Subject Area Mineralogy, Petrology and Geochemistry
Term from 2017 to 2024
Project identifier Deutsche Forschungsgemeinschaft (DFG) - Project number 342185776
 
The transport of H in glasses at relatively low temperatures (below 200 °C) is relevant for a number of applications such as obisidian dating of archaeological artefacts, palaeoclimate studies, storage of high level nuclear waste, production of volcanic ash, biogeochemical weathering of basalts and its implications for various geochemical cycles, engineering the mechanical properties of glasses, understanding the behaviour of glass electrodes in chemical analysis, and the understanding of some optical data storage devices.Experimental measurement of diffusion coefficients of H-bearing species has been difficult to impossible at these conditions because water, the most commonly used source of H, reacts with glass by dissolution - precipitation reactions and it is difficult to isolate the process of diffusion.
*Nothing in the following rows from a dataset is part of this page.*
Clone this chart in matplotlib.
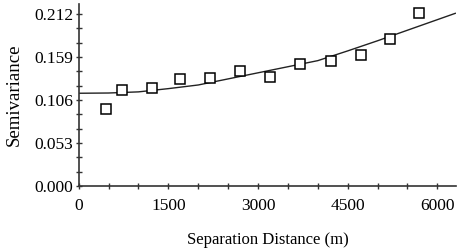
import numpy as np
import matplotlib
matplotlib.use("Agg")
import matplotlib.pyplot as plt
from matplotlib.ticker import MultipleLocator

plt.rcParams['font.family'] = ['Liberation Serif', 'DejaVu Serif']

# empirical semivariance (squares)
dist = [457, 729, 1221, 1693, 2192, 2699, 3196, 3702, 4216, 4718, 5213, 5693]
semivar = [0.0949, 0.1183, 0.1212, 0.1323, 0.1335, 0.1417, 0.1340, 0.1504,
           0.1544, 0.1615, 0.1808, 0.2136]

# fitted model curve
model_dist = [0, 500, 1000, 1500, 2000, 2500, 3000, 3500, 4000, 4500, 5000,
              5500, 6000, 6300]
model_val = [0.1143, 0.1146, 0.1160, 0.1200, 0.1245, 0.1320, 0.1395, 0.1470,
             0.1545, 0.1665, 0.1790, 0.1920, 0.2050, 0.2128]

xticks = [0, 1500, 3000, 4500, 6000]
yticks = [0.000, 0.053, 0.106, 0.159, 0.212]

fig = plt.figure(figsize=(4.58, 2.5), dpi=100)
ax = fig.add_axes([0.1718, 0.256, 0.824, 0.728])

ax.plot(model_dist, model_val, color='#222222', lw=1.0)
ax.plot(dist, semivar, ls='none', marker='s', ms=7, mfc='white',
        mec='black', mew=1.1)

ax.set_xlim(0, 6313)
ax.set_ylim(0, 0.2243)
ax.set_xticks(xticks)
ax.set_xticklabels([str(t) for t in xticks])
ax.set_yticks(yticks)
ax.set_yticklabels(['%.3f' % t for t in yticks])
ax.xaxis.set_minor_locator(MultipleLocator(500))
ax.yaxis.set_minor_locator(MultipleLocator(0.053 / 3))

for s in ['top', 'right']:
    ax.spines[s].set_visible(False)
for s in ['left', 'bottom']:
    ax.spines[s].set_linewidth(1.2)
    ax.spines[s].set_color('#333333')

ax.tick_params(which='both', direction='inout', length=5, width=1.0,
               color='#333333', labelsize=12.5)
ax.tick_params(axis='x', which='major', pad=6)
ax.tick_params(axis='y', which='major', pad=1.5)

ax.set_xlabel('Separation Distance (m)', fontsize=12, labelpad=13)
ax.set_ylabel('Semivariance', fontsize=13.5, labelpad=8)

fig.savefig('out.png', dpi=100)
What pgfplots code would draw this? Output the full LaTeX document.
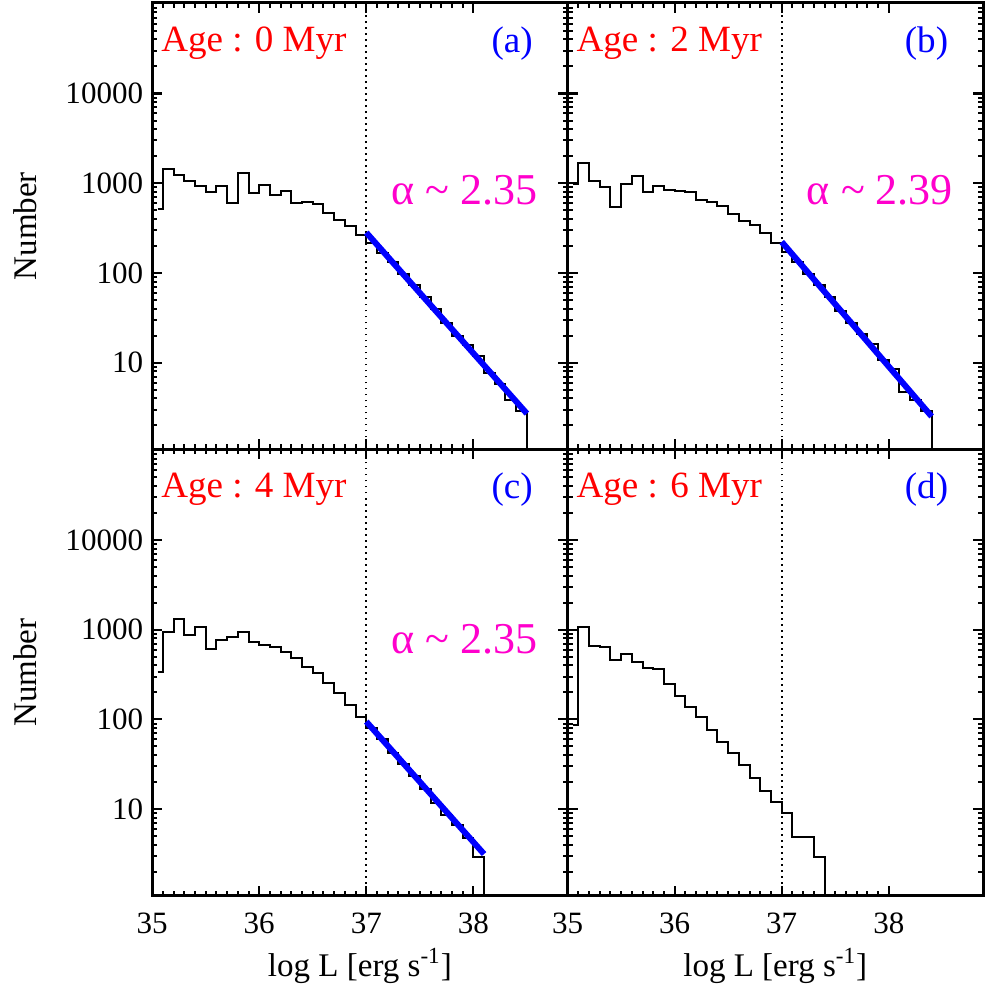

Sluggish diffusion rates at low temperatures add further complications. Yet, extrapolation of diffusion coefficients measured at higher temperatures is shown to be inadequate for describing the observed shapes of concentration gradients produced by low temperature processes. We have developed several new experimental aspects, and in particular (a) the ability to produce H-bearing amorphous thin films to act as a source of H without the presence of free H2O, and (b) the ability to measure low concentrations of H, independent of the speciation, with a high spatial resolution on the nanometer scale. In this project it is intended to use these developments to explore the diffusion of H-bearing species at conditions that have been inaccessible so far. A specific goal is to characterize the compositional dependence of H-diffusion at these conditions and understand the change of diffusion mechanism that leads to a different behaviour from those observed at higher temperatures.